Outliers (vertical deviations) generally weaken the correlation ($r$) and increase the standard deviation of residuals ($s$), but they may not change the slope much if they are near the center of the x-values ($\bar{x}$).

Diagram showing a regression line acting like a seesaw. A point with high leverage (far right) pulls the line toward it, contrasting with an outlier in the middle that has less effect on the slope.

Reading Computer Output

On the AP exam, you are rarely asked to calculate a regression line by hand from a raw data table. Instead, you will be given output from statistical software (like Minitab or JMP) and asked to extract the equation.

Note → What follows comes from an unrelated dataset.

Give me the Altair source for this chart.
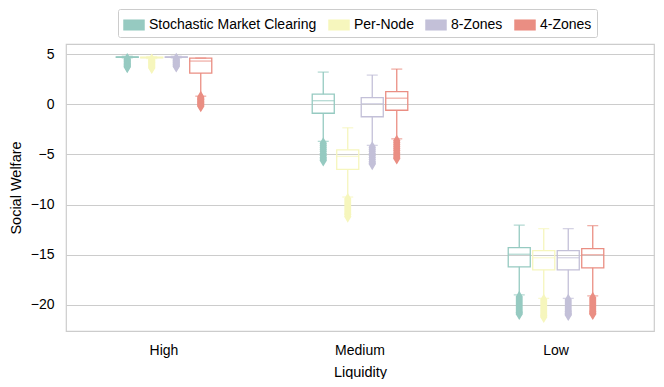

A typical table looks like this:

Predictor (or Term)	Coef	SE Coef	T	P
Constant	24.5	1.22	8.1	0.000
Hours Studied	5.3	0.85	3.2	0.003

S = 3.12
R-Sq = 89.4%

How to extract the variables:

Y-Intercept ($b0$): Look for the numbers next to "Constant" (or "Intercept"). In this example, $b0 = 24.5$.
Slope ($b1$): Look for the number next to the variable name (e.g., "Hours Studied"). In this example, $b1 = 5.3$.
Equation: $\widehat{Score} = 24.5 + 5.3(Hours Studied)$.
$s$ and $r^2$: Usually listed at the bottom. ignore "R-Sq(adj)".

Common Mistakes & Pitfalls

Forgetting the "Hat": When writing the equation, you MUST write $\hat{y}$ or $\widehat{context}$. Writing $y = a + bx$ implies the line hits every point perfectly, which is false. No hat = no credit.
Confusing x and y: Remember that regression lines are one-way streets. You cannot solve the equation for $x$ to predict $x$ based on $y$. Mathematically you can, but statistically, it produces the wrong line of best fit.
Misinterpreting $r^2$: Do not say "64% of the data points are on the line." Say "64% of the variation in the response variable is explained by the model."
Correlation $\neq$ Causation: Even with a perfect $r^2$ of 100%, regression only demonstrates an association, not a cause-and-effect link. Only a well-designed experiment can prove causation.
Extrapolation: Students often plug in any $x$-value given in a problem. Always check if the $x$-value is within the range of the original data. If not, state that the prediction may be unreliable.